Ideally, use a class whose constructor locks the mutex and the destructor unlocks it, such as std::lock_guard . So even in case of an exception the mutex will be released because the destructor of the local variables is always called.

In case of doubt…

The rules governing exactly which type of constructor to call, when and what optimizations can be made in each case are quite complex and analyzing code based solely on your "gut instincts" can be risky. When faced with situations like this one thing to do is trust your compiler to tell you what's going on. Instead of a vector, use a "guinea pig" class to see through the code. Example:

struct Cobaia {
    Cobaia() {cout << "  Cobaia()" << endl;}
    ~Cobaia() {cout << "  ~Cobaia()" << endl;}
    Cobaia(const Cobaia&) {cout << "  Cobaia(const Cobaia&)" << endl;}
    Cobaia(Cobaia&&) {cout << "  Cobaia(Cobaia&&)" << endl;} // apenas C++11
};

volatile bool cond = true; // volatile para não otimizar

Cobaia func1() { Cobaia r; return r; }
Cobaia func2() { return Cobaia(); }
Cobaia func3() { Cobaia a, b; if (cond) return a; else return b; }
Cobaia func4() { Cobaia a, b; return cond ? a : b; }
Cobaia func5() { Cobaia a, b; return std::move(cond ? a : b); } // apenas C++11

int main() {
    cout << "func1:" << endl; Cobaia c1 = func1();
    cout << "func2:" << endl; Cobaia c2 = func2();
    cout << "func3:" << endl; Cobaia c3 = func3();
    cout << "func4:" << endl; Cobaia c4 = func4();
    cout << "func5:" << endl; Cobaia c5 = func5(); // apenas C++11
    cout << "fim:" << endl;
}

Here the output of this program (compiled with GCC 4.8.1 in C++11 mode, my comments):

func1:
  Cobaia() // Otimização acontecendo. Tudo acontece como se 'c1' estivesse dentro de func1
func2:
  Cobaia() // Otimização acontecendo.

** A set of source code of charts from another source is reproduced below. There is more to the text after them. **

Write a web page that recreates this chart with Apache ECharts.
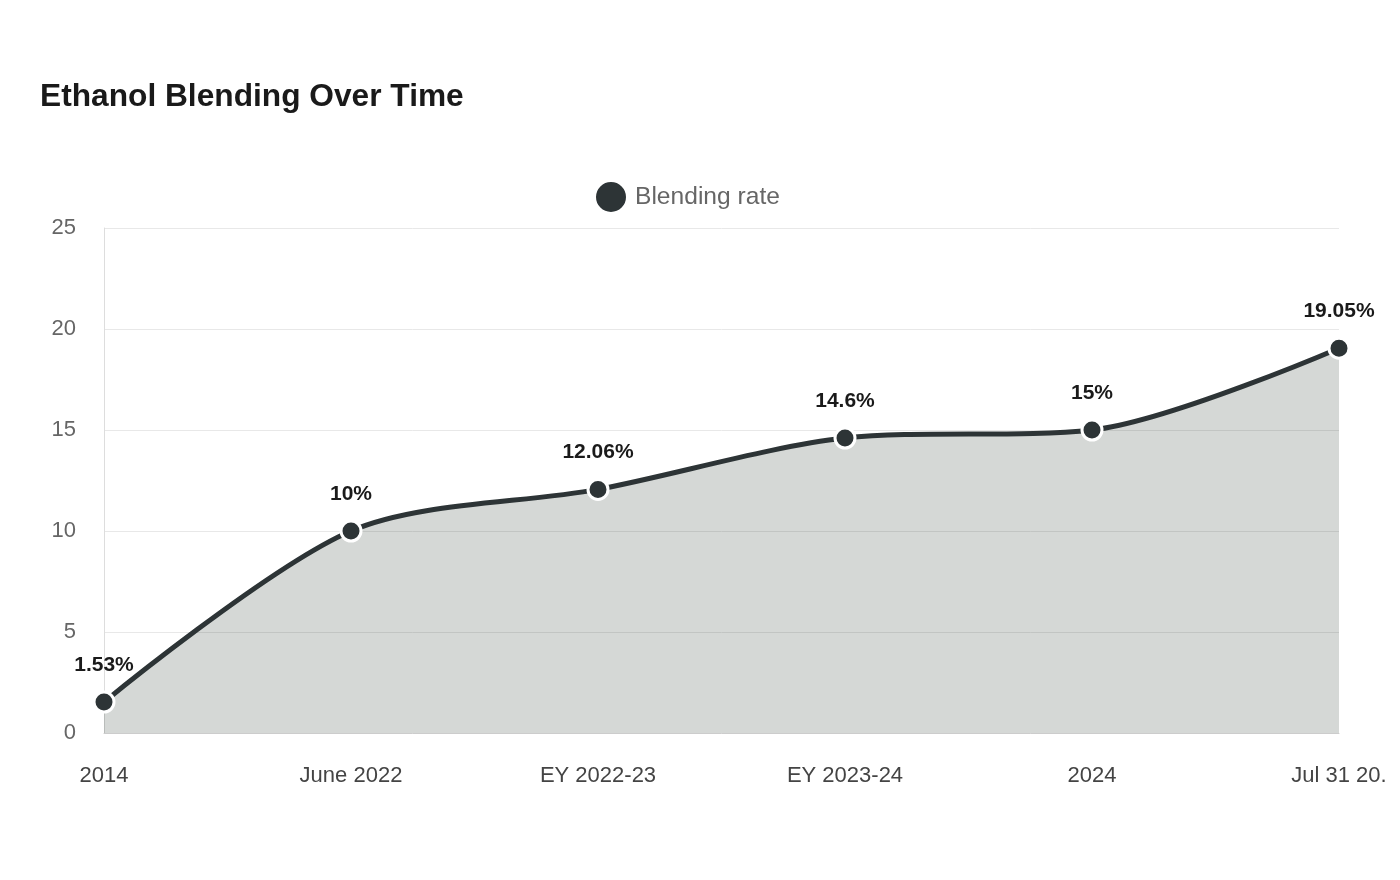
<!DOCTYPE html>
<html>
<head>
<meta charset="utf-8">
<script src="https://cdn.jsdelivr.net/npm/echarts@6/dist/echarts.min.js"></script>
<style>
  html, body { margin: 0; padding: 0; background: #fff; }
  #chart { width: 1400px; height: 880px; }
</style>
</head>
<body>
<div id="chart"></div>
<script>
// data
const periods = ['2014', 'June 2022', 'EY 2022-23', 'EY 2023-24', '2024', 'Jul 31 2025']
const blendingRate = [1.53, 10, 12.06, 14.6, 15, 19.05]
const yTicks = { min: 0, max: 25, interval: 5 }

const lineColor = '#2d3436'
const fontFamily = 'Liberation Sans, Arial, sans-serif'
const axisFont = '22px ' + fontFamily

// last label sits at the canvas edge and gets cut off, like in the original
function edgeLabel(value, index) {
  if (index === periods.length - 1 && echarts.format && echarts.format.truncateText) {
    return echarts.format.truncateText(value, 104, axisFont, '.')
  }
  return value
}

const chart = echarts.init(document.getElementById('chart'))
const option = {
  backgroundColor: '#fff',
  title: {
    text: 'Ethanol Blending Over Time',
    left: 35,
    top: 76,
    textStyle: {
      fontSize: 31.7,
      fontWeight: 'bold',
      color: '#1a1a1a',
      fontFamily: fontFamily
    }
  },
  legend: {
    data: ['Blending rate'],
    left: 589,
    top: 175,
    icon: 'circle',
    itemWidth: 32,
    itemHeight: 32,
    itemGap: 10,
    textStyle: { fontSize: 24.6, color: '#666', fontFamily: fontFamily, padding: [0, 0, 0, 3] }
  },
  grid: {
    left: 104,
    right: 61,
    top: 228,
    bottom: 147,
    containLabel: false
  },
  xAxis: {
    type: 'category',
    data: periods,
    boundaryGap: false,
    axisLine: { show: true, lineStyle: { color: '#ccc' } },
    axisTick: { show: false },
    axisLabel: {
      fontSize: 22,
      color: '#444',
      margin: 32,
      interval: 0,
      fontFamily: fontFamily,
      formatter: edgeLabel
    }
  },
  yAxis: {
    type: 'value',
    min: yTicks.min,
    max: yTicks.max,
    interval: yTicks.interval,
    axisLine: { show: true, lineStyle: { color: '#ddd' } },
    axisTick: { show: false },
    splitLine: { lineStyle: { color: '#e8e8e8' } },
    axisLabel: {
      fontSize: 22,
      color: '#666',
      margin: 28,
      fontFamily: fontFamily
    }
  },
  series: [
    {
      name: 'Blending rate',
      type: 'line',
      data: blendingRate,
      smooth: 0.3,
      symbol: 'circle',
      symbolSize: 20,
      itemStyle: { color: lineColor, borderColor: '#fff', borderWidth: 3 },
      lineStyle: { color: lineColor, width: 5 },
      areaStyle: { color: '#2f3a34', opacity: 0.2 },
      label: {
        show: true,
        position: 'top',
        distance: 15,
        formatter: p => p.value + '%',
        fontSize: 21,
        fontWeight: 'bold',
        color: '#1a1a1a',
        fontFamily: fontFamily
      }
    }
  ]
}
chart.setOption(option)
</script>
</body>
</html>
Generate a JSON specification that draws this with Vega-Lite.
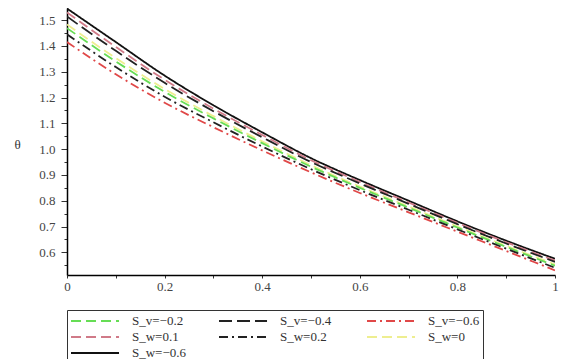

Tudo acontece como se 'c2' estivesse dentro de func2
func3:
  Cobaia() // Construção do local a
  Cobaia() // Construção do local b
  Cobaia(Cobaia&&) // Mover a ou b para c3
  ~Cobaia() // Construção do local b
  ~Cobaia() // Construção do local a
func4:
  Cobaia() // Construção do local a
  Cobaia() // Construção do local b
  Cobaia(const Cobaia&) // Copiar a ou b para c4
  ~Cobaia() // Construção do local b
  ~Cobaia() // Construção do local a
func5:
  Cobaia() // Construção do local a
  Cobaia() // Construção do local b
  Cobaia(Cobaia&&) // Mover a ou b para c5
  ~Cobaia() // Construção do local b
  ~Cobaia() // Construção do local a
fim:
  ~Cobaia() // Destruir c5
  ~Cobaia() // Destruir c4
  ~Cobaia() // Destruir c3
  ~Cobaia() // Destruir c2
  ~Cobaia() // Destruir c1

Note the difference between func3 , func4 and func5 . It's a clear example of how obscure these rules can be. In func3 the return is a local variable, so it has a fixed address from which the data can be moved . In the case of func4 the return expression is a temporary one, so it is expected that its value will be destroyed just before it actually returns from the function. So the compiler must first copy the result to the return address before proceeding. In func5 use std::move to convert the expression into a Cobaia&& that can be moved .

If you run the same code in C++03 you will see that the latter perform copies as there is no concept of moving an object.

For extra doses of fun, add the -fno-elide-constructors flag in GCC. It turns off all these optimizations and you can see each and every copy happening. An exercise: determine the reason for each.